For my tile maps, these are the choices I can see in front of me:
- Store each tile as its own array. Each one having 3-4 layers, texture/animation, depth, flags, and maybe collision(depending on how I do it). I've read warning about memory issues going this route, and my biggest map will probably be 160x120 tiles. My average map however will be about 40x30. The number of tiles might cut in half if I decide to double my tile size, which is currently 16x16. This is the most appealing approach for me, as I feel like I would know how to save maps, make changes, and separate it into chunks for collision checks.
- Store the static parts of my tile map in multiple arrays acting as the different layers. Then I would just use entities for anything that wasn't static. All of the other tile data such as collisions, depth, etc., would be stored in their own layers as well I guess? This way just seems messy to me though.
Regardless of which one I choose, I'm also unsure how to plan all of that other tile data. I could write a bunch of code that would know which integer represents what tile and it's data, but if I changed a tileset in Tiled and exported it again, all of those integers could potentially change and I'd have to adjust a whole bunch of code.

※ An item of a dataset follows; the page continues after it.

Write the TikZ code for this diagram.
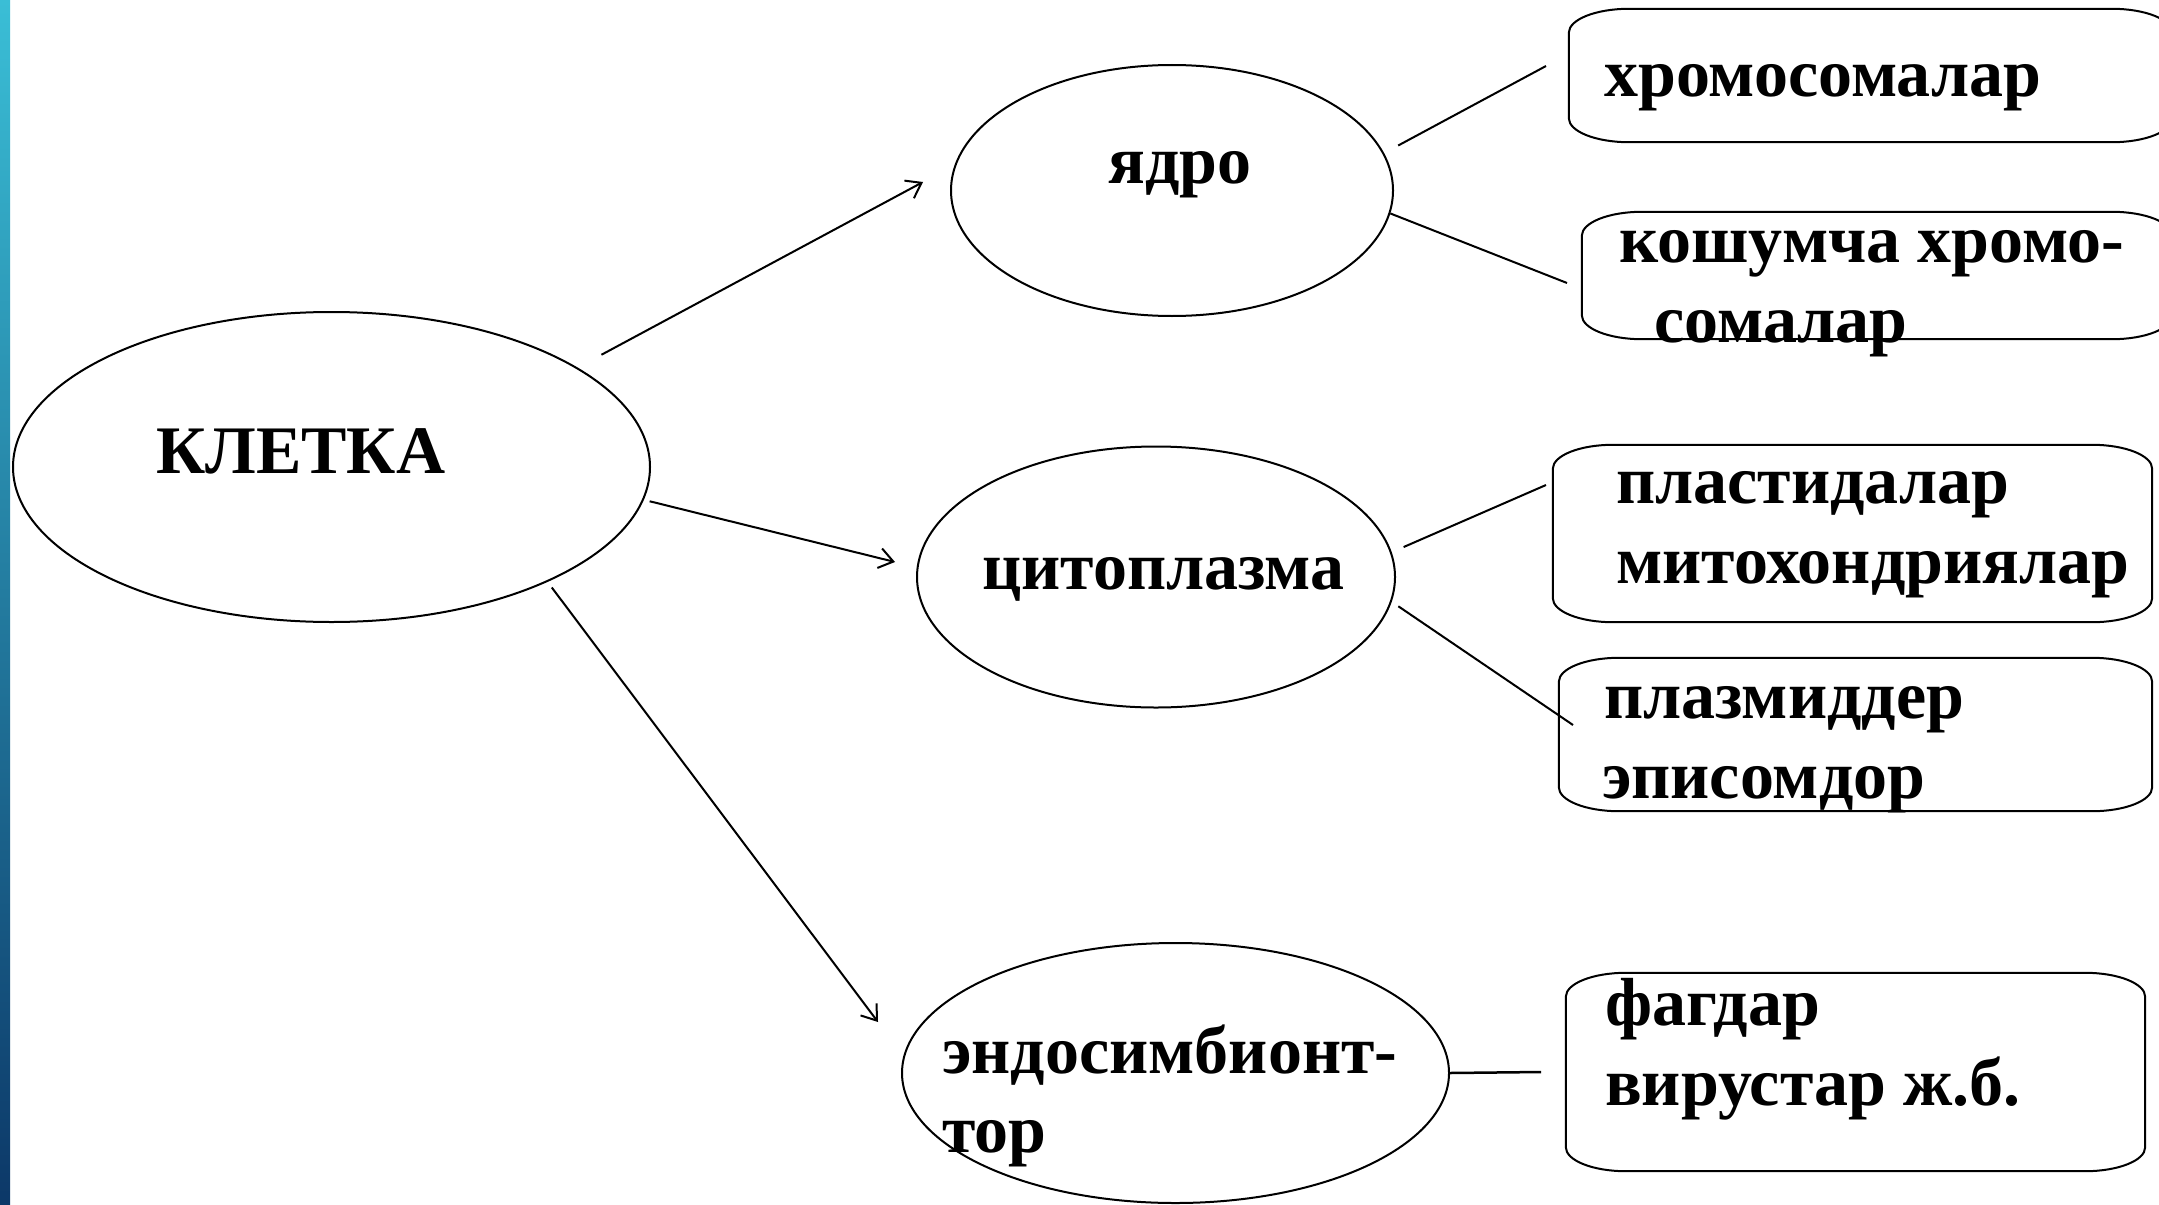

My other issue is about how I could do collision. I want to at least support angled collision that slides you around the corners of objects like LTTP does, if not more oddball shapes as well. So do I:
- Store collision as a flag for binary collision. Could I get this to support angles?
- Would it be fine to store collision as an integer and have each number represent a certain angle of collision?
- Store a list of rectangles or other shapes and do collision that way?
Sorry for the large two-part(three-part?) question. I felt like these needed to be asked together as I believe each choice influences the other.